The countryside grew – if possible – even more magnificent as we drove closer. I was amazed by something so simple as the horizon between earth and sky. Such a stark, stunning contrast.
We parked the bus by the other coaches carrying tourists and our guide turned us loose, telling us to be back at 5:40. The parking site and visitor center/café/shop is a mile away from the actual site as so not to disturb such a sacred place, and free shuttle buses carried people back and forth.
I boarded a shuttle and watched the greenery go by, completely filled with anticipation and something else I couldn’t explain.
There are more than 80 rocks in the famous ring (you can see a map here). There’s also the Heel Stone about 250 feet away, which marks the spot on the horizon where the sun rises on the summer solstice. But the Stonehenge site isn’t just the main circle we see in pictures – it extends many meters around it. Recently, it was discovered that the mounds of earth around Stonehenge were actually burial sites, so the men and women who came before us must have found it important to have them buried in sight of the stones. But past being a burial site, the purpose of Stonehenge is not really known.
But as I eventually climbed off the shuttle bus and began my walk towards the stones, I realized that the possibilities were endless.
And that’s what makes them so magical.
It was more than awe I felt, looking at them, seeing something that thousands have seen and experienced and flocked to and have felt drawn to.
It was the energy of our ancestors who might have danced and sang and celebrated and mourned and birthed and died and healed around them. It was the possibility of miracles very much like somehow creating such a structure with impossibly heavy stone. It was the wildness of the human spirit that has sustained for over thousands of years, the wildness that still lives within us all.
I could have stayed there for forever and a day, and it wouldn’t have been enough time.
I wanted to soak up that magic forever. The wind – something I have long associated with the universe speaking to me – was blowing fiercely, and I wanted to stand and listen until Time ended.
It almost hurt to walk away from them. In the end, I took a few blades of grass from the earth next to the stones, then on the bus back to London I was struck with a horrible thought, which was what if it hadn’t been right to take something from such a sacred site for the selfish purpose of wanting something for myself?
I wondered for a long time, then I thought perhaps that those that came before me had taken roots and herbs and other plants from the grounds for selfless reasons like to cure the sick or to feed their families. So I am resolving to use those few blades of grass to keep as a reminder of the wild, mystical energy I felt at Stonehenge, to inspire it in others – perhaps myself most of all.
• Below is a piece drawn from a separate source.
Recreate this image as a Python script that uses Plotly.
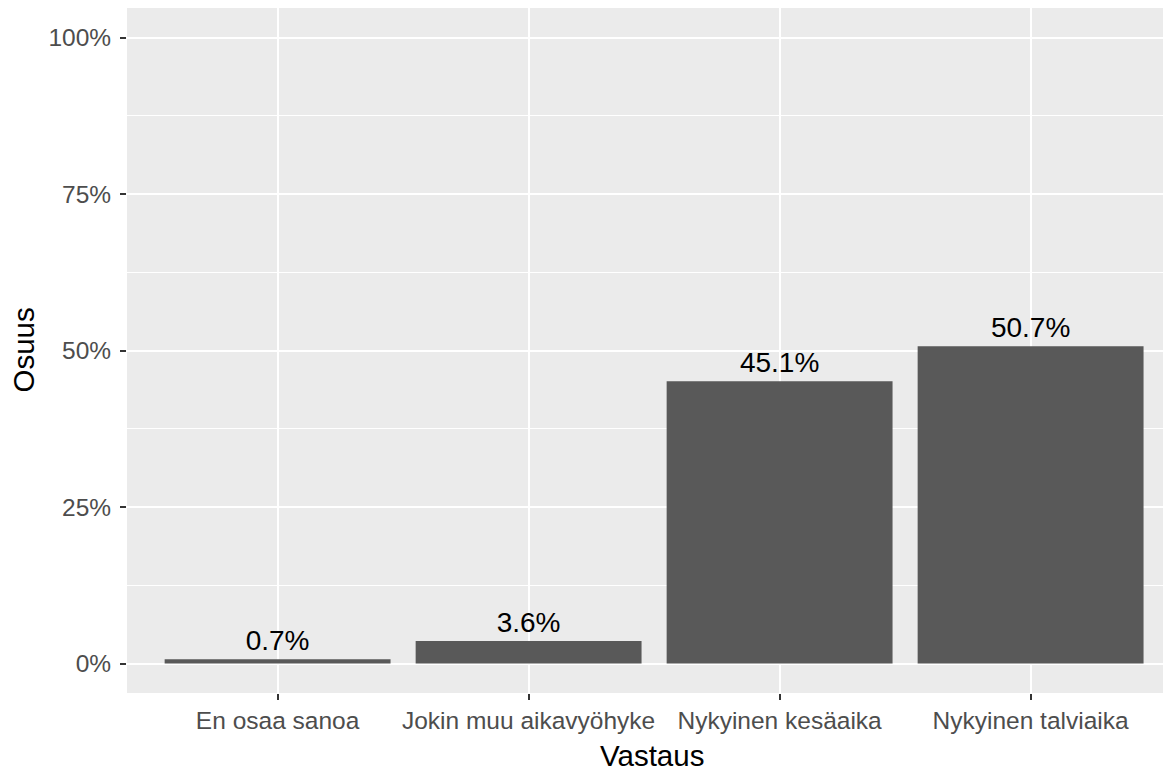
import plotly.graph_objects as go

categories = ["En osaa sanoa", "Jokin muu aikavyöhyke", "Nykyinen kesäaika", "Nykyinen talviaika"]
shares = [0.7, 3.6, 45.1, 50.7]
y_ticks = [0, 25, 50, 75, 100]
y_tick_labels = ["0%", "25%", "50%", "75%", "100%"]

labels = [f"{v:.1f}%" for v in shares]
FONT = "Liberation Sans, Arial, sans-serif"

fig = go.Figure()
fig.add_trace(go.Bar(
    x=list(range(len(categories))),
    y=shares,
    width=0.9,
    marker=dict(color="#595959", line=dict(width=0)),
    text=labels,
    textposition="outside",
    textfont=dict(family=FONT, size=28, color="black"),
    cliponaxis=False,
    hoverinfo="skip",
))

# page body has an 8px margin; the panel runs past the right window edge as in the reference
fig.update_layout(
    width=1171, height=763,
    margin=dict(l=119, r=0, t=0, b=78),
    paper_bgcolor="white",
    plot_bgcolor="#EBEBEB",
    showlegend=False,
    font=dict(family=FONT),
    xaxis=dict(
        automargin=False,
        range=[-0.6, -0.6 + 1052 / 251],
        tickmode="array",
        tickvals=list(range(len(categories))),
        ticktext=categories,
        tickfont=dict(size=24.5, color="#4D4D4D"),
        ticks="outside", ticklen=6, tickwidth=1.5, tickcolor="#333333",
        showgrid=True, gridcolor="white", gridwidth=2,
        zeroline=False, showline=False,
    ),
    yaxis=dict(
        automargin=False,
        range=[-4.7, 104.75],
        tickmode="array",
        tickvals=y_ticks,
        ticktext=y_tick_labels,
        tickfont=dict(size=24.5, color="#4D4D4D"),
        ticks="outside", ticklen=6, tickwidth=1.5, tickcolor="#333333",
        ticklabelstandoff=4,
        showgrid=True, gridcolor="white", gridwidth=2,
        minor=dict(tickvals=[12.5, 37.5, 62.5, 87.5], showgrid=True, gridcolor="white", gridwidth=1, ticks=""),
        zeroline=False, showline=False,
    ),
    annotations=[
        dict(text="Vastaus", xref="paper", yref="paper", x=0.5, y=0,
             xanchor="center", yanchor="middle", xshift=-1, yshift=-62,
             borderpad=0, showarrow=False, font=dict(size=29.5, color="black")),
        dict(text="Osuus", xref="paper", yref="paper", x=0, y=0.5,
             xanchor="center", yanchor="middle", xshift=-104, textangle=-90,
             borderpad=0, showarrow=False, font=dict(size=29.5, color="black")),
    ],
)

fig.write_html("out.html")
I think in our society we try too hard to focus on the good and push away the bad. Be positive, and wave away anything negative. Celebrate birth with enthusiasm, and grow quiet when it comes time to grieve death. Plan the big, fancy wedding, and push away the emotional roller coaster that comes with it. Begin the next chapter of your life, and don’t take time to let go of the last one.
Transitions in life come with joy and responsibility and sacrifice. Seeing Stonehenge in person was somehow a reminder that life events – birth, early adulthood, marriage, children, old age, death – are gifts life has been giving mankind since the dawn of time. Deep down, I think we all understand this – only in our rush from phase to phase, we lose sight of the importance of slowing down and taking it all in, both the good and the bad.
But we are made of stronger stuff than we realize. And it took staring at a bunch of rocks in the middle of the English countryside for me to realize it.
Was that the purpose of Stonehenge, to make hundreds of generations of humans reflect on their lives and the lives of those to come after them? Who knows.